- _EXERCISE_
Show all lines that include the string "this"; copy each one.

- _THE DATA_
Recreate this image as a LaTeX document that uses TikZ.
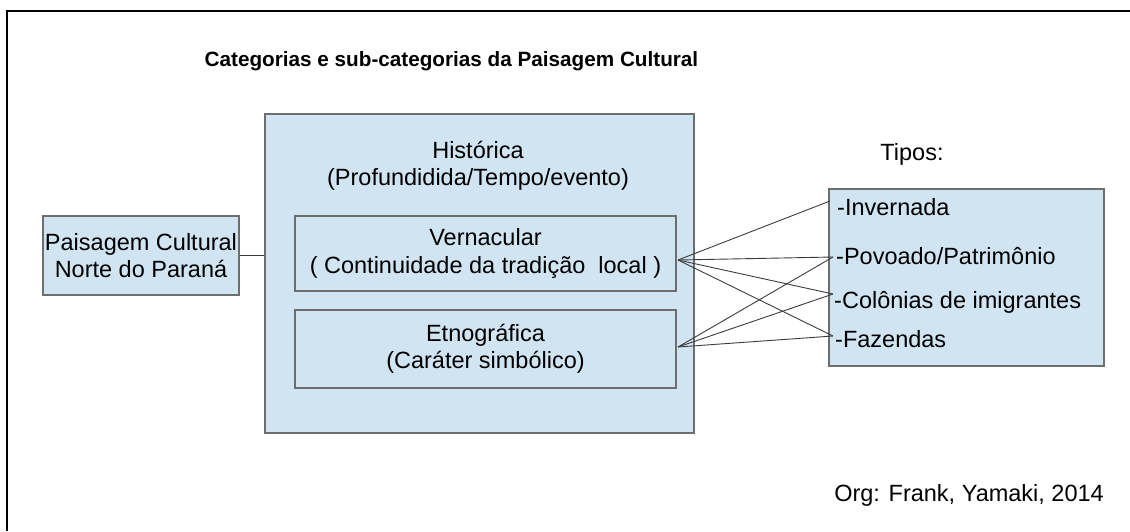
==
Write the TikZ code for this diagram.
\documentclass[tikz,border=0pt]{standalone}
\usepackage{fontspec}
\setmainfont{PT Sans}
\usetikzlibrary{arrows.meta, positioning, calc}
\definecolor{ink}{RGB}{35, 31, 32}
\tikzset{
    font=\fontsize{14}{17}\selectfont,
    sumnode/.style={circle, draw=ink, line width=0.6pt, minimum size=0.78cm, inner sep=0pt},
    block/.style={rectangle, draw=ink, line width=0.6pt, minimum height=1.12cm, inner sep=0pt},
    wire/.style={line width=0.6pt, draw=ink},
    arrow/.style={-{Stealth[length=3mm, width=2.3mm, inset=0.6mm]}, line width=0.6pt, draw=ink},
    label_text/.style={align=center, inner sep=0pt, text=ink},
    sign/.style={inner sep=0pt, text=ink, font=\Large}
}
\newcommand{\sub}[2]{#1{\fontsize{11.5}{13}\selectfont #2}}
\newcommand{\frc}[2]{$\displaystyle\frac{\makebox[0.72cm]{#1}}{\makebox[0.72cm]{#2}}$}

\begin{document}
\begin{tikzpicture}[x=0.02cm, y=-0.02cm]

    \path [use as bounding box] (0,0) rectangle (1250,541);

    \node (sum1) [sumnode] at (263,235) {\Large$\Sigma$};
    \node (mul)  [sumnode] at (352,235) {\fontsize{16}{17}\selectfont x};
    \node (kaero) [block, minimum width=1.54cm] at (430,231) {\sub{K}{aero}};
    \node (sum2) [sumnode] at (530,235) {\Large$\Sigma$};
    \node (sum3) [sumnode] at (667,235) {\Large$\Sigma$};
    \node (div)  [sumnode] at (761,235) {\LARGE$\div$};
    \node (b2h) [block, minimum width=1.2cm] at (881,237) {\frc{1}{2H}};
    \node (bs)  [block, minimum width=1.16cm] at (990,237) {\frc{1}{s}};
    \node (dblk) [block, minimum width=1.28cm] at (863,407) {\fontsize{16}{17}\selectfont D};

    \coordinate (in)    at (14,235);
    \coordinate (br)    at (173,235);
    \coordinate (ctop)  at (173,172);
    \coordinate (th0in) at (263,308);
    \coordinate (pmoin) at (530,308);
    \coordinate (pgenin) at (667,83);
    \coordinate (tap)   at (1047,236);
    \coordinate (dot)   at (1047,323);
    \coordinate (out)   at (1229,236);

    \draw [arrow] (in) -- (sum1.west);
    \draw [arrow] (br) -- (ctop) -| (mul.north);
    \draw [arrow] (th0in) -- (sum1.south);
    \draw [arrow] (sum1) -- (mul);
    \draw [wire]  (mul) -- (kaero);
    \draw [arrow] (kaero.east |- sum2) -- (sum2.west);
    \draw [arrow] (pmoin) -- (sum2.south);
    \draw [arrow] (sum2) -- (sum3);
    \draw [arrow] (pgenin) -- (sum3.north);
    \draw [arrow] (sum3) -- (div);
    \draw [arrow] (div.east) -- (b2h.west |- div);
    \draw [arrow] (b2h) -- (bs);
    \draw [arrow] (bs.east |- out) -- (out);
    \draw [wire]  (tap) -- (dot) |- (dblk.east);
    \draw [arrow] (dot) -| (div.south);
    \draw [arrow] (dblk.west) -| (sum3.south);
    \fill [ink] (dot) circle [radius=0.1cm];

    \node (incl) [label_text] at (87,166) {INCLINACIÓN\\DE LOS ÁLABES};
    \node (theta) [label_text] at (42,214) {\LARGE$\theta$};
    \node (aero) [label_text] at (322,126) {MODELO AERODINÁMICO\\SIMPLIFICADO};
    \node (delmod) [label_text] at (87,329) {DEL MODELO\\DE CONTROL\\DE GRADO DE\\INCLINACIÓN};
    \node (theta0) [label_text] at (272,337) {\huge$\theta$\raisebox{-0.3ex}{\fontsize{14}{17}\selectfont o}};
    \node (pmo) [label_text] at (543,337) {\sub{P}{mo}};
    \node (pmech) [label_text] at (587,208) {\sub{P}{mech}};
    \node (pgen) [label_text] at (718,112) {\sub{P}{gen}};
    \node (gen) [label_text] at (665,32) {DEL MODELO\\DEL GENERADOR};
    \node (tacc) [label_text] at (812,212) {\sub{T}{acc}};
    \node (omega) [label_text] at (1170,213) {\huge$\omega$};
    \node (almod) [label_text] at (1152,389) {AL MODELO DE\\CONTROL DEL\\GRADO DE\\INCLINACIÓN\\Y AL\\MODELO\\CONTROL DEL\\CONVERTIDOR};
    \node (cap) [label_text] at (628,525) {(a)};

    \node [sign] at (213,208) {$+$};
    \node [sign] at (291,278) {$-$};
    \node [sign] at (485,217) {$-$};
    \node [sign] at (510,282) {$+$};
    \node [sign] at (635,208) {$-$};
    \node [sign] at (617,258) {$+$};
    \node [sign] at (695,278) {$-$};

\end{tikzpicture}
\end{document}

- _OUTPUT BELOW_
Recreate this image as a LaTeX document that uses TikZ.
Write the TikZ code for this diagram.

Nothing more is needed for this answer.